Солнечным февральским утром я спешил на работу. Вдруг откуда ни возьмись передо мной запорхала бабочка и, хотя я шел достаточно быстро, села на мой ботинок. Удивленный, я остановился и огляделся вокруг: по залитому солнцем городу шли, расстегнув пальто, люди и улыбались. Наша редакция располагалась тогда в районе Бессарабки, в нескольких сотнях метров от баррикад, и мы все время слышали звук и ощущали запах противостояния. Мне подумалось, что эта бабочка на моем ботинке — какой-то знак, что сегодня обязательно должно произойти что-то хорошее, в результате чего противостояние закончится и спадет наконец всеобщее напряжение. И в этот день действительно что-то произошло. Но совсем не хорошее. Потому что этим солнечным днем было 18 февраля — день, когда на Майдане начали стрелять.
В этот же день вышел на работу после больничного корреспондент входящей в наш медиахолдинг газеты «Вести» Вячеслав Веремий, лечившийся после полученной на Майдане травмы — многим журналистам, освещавшим тогдашние события, периодически «попадало». И в этот же день его убили. Мы узнали об этом не сразу. Знали, что вечером на него напали и что он в реанимации. Потом всю ночь сдавали номер. Такие номера очень сложно сдавать: когда находишься в эпицентре горячих событий и думаешь, как их описать, чтобы, когда журнал выйдет в свет, он был актуальным еще неделю.

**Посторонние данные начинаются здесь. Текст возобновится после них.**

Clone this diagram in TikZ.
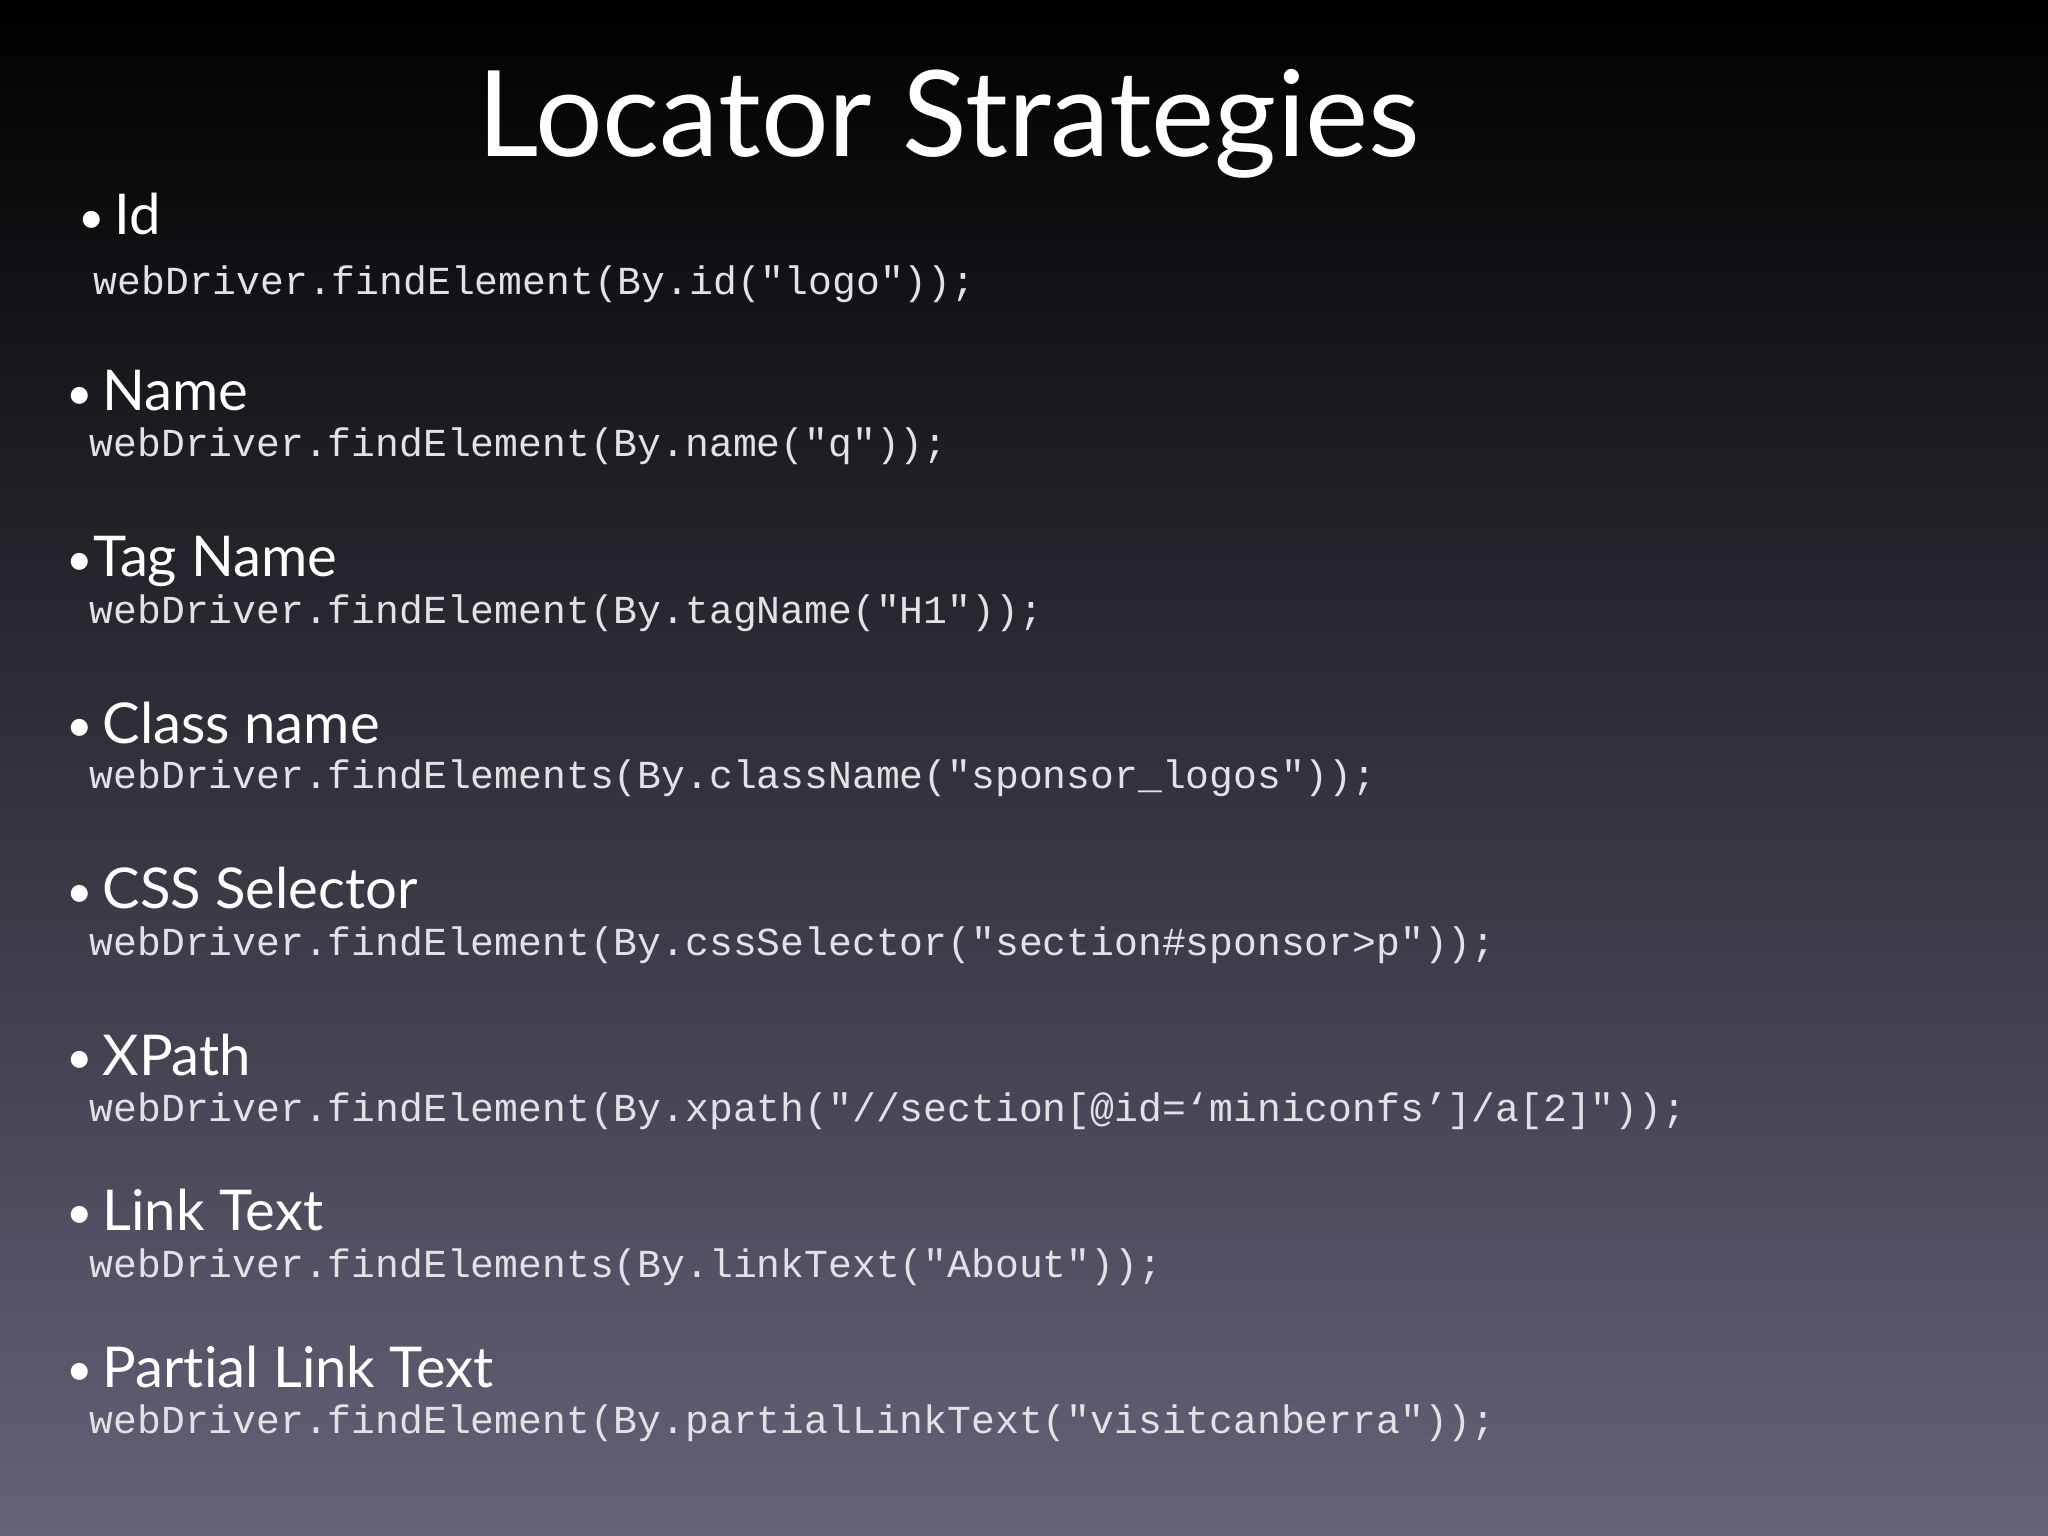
\documentclass[tikz,border=0pt]{standalone}
\usepackage{fontspec}
\setmainfont[Ligatures=NoCommon]{Lato}
\setmonofont{Liberation Mono}
\newcommand{\bul}{{\fontsize{13pt}{15pt}\selectfont\raisebox{0.5pt}{•}}}
\begin{document}
\begin{tikzpicture}[x=1cm,y=1cm,
  head/.style={anchor=base west,inner sep=0pt,text=white,font=\fontsize{16pt}{19pt}\selectfont},
  code/.style={anchor=base west,inner sep=0pt,text={rgb,255:red,225;green,225;blue,230},font=\ttfamily\fontsize{11.3pt}{13pt}\selectfont}]
\shade[top color=black,middle color={rgb,255:red,30;green,30;blue,50},bottom color={rgb,255:red,100;green,98;blue,120}] (0,0) rectangle (20.48,-15.36);
\useasboundingbox (0,0) rectangle (20.48,-15.36);
\node[anchor=base,inner sep=0pt,text=white,font=\fontsize{34pt}{40pt}\selectfont] (title) at (9.49,-1.57) {Locator Strategies};
\node[head] (h1) at (0.78,-2.35) {\bul\,Id};
\node[code] (c1) at (0.93,-2.95) {webDriver.findElement(By.id("logo"));};
\node[head] (h2) at (0.66,-4.11) {\bul\,Name};
\node[code] (c2) at (0.89,-4.57) {webDriver.findElement(By.name("q"));};
\node[head] (h3) at (0.66,-5.77) {\bul Tag Name};
\node[code] (c3) at (0.89,-6.23) {webDriver.findElement(By.tagName("H1"));};
\node[head] (h4) at (0.66,-7.43) {\bul\,Class name};
\node[code] (c4) at (0.89,-7.89) {webDriver.findElements(By.className("sponsor\_logos"));};
\node[head] (h5) at (0.66,-9.09) {\bul\,CSS Selector};
\node[code] (c5) at (0.89,-9.55) {webDriver.findElement(By.cssSelector("section\#sponsor>p"));};
\node[head] (h6) at (0.66,-10.75) {\bul\,XPath};
\node[code] (c6) at (0.89,-11.21) {webDriver.findElement(By.xpath("//section[@id=‘miniconfs’]/a[2]"));};
\node[head] (h7) at (0.66,-12.30) {\bul\,Link Text};
\node[code] (c7) at (0.89,-12.77) {webDriver.findElements(By.linkText("About"));};
\node[head] (h8) at (0.66,-13.87) {\bul\,Partial Link Text};
\node[code] (c8) at (0.89,-14.33) {webDriver.findElement(By.partialLinkText("visitcanberra"));};
\end{tikzpicture}
\end{document}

А рано утром, когда я собирался ложиться спать, мне стали звонить коллеги из Москвы с просьбами дать комментарии. От них я и узнал, что Вячеслава спасти не удалось.
Следующий день прошел в сумбуре: нужно было планировать очередной номер, но как-то тяжело думалось из-за ужасного известия, бессонной ночи, продолжавшихся звонков коллег, а самое главное — потому что совсем рядом, в центре столицы европейского государства, продолжали стрелять по людям. Наши фотографы возвращались со съемок с черными от копоти лицами. А один из них пришел с абсолютно белым — полчаса назад, когда он выбрал очередную точку и приготовился фотографировать, рядом с ним, в нескольких сантиметрах, рухнул замертво человек.
На третий день, 20 февраля, мы распустили всех по домам. Я сидел в пустой редакции и пытался справиться со все нараставшим ощущением жути от того, что пишут в интернете о происходящем совсем рядом. До конца поверить, что творившийся ужас — это реальность, удалось, только когда я встал и сам пошел туда. Прошел мимо баррикад, палаток, костров, мимо не прекращавших работать сцены, пунктов раздачи чая, еды, теплой одежды, мимо продолжавших толпиться людей, мимо раненых и убитых. Я прошел по всему Крещатику до Европейской площади, чтобы встретиться с нашим корреспондентом, который показал гильзы, собранные на месте убийства Вячеслава Веремия.
Три жутких дня закончились, революция победила. Вячеслав стал единственным журналистом, погибшим во время майдановских событий. Тем не менее новая власть, установившаяся в результате революции, стала преследовать именно наш холдинг: устраивать маски-шоу в редакции, изымать все компьютеры и серверы, заводить уголовные дела. Ее представителям не нравится, что наши издания не влились в общий хор СМИ, поющий им осанну, что наши корреспонденты работают по обе стороны линии фронта и, как и положено журналистам, а не пропагандистам, освещают события со всех точек зрения, сообщают людям правду, какой бы горькой она ни была.
И вот когда я думаю о таком способе смены власти, как революция, то вспоминаю историю, которую нельзя было рассказывать в советское время. О том, как в 1917 году в Петрограде молодого офицера, новоиспеченного выпускника военного училища, убили пьяные матросы. Он был моим двоюродным прадедушкой.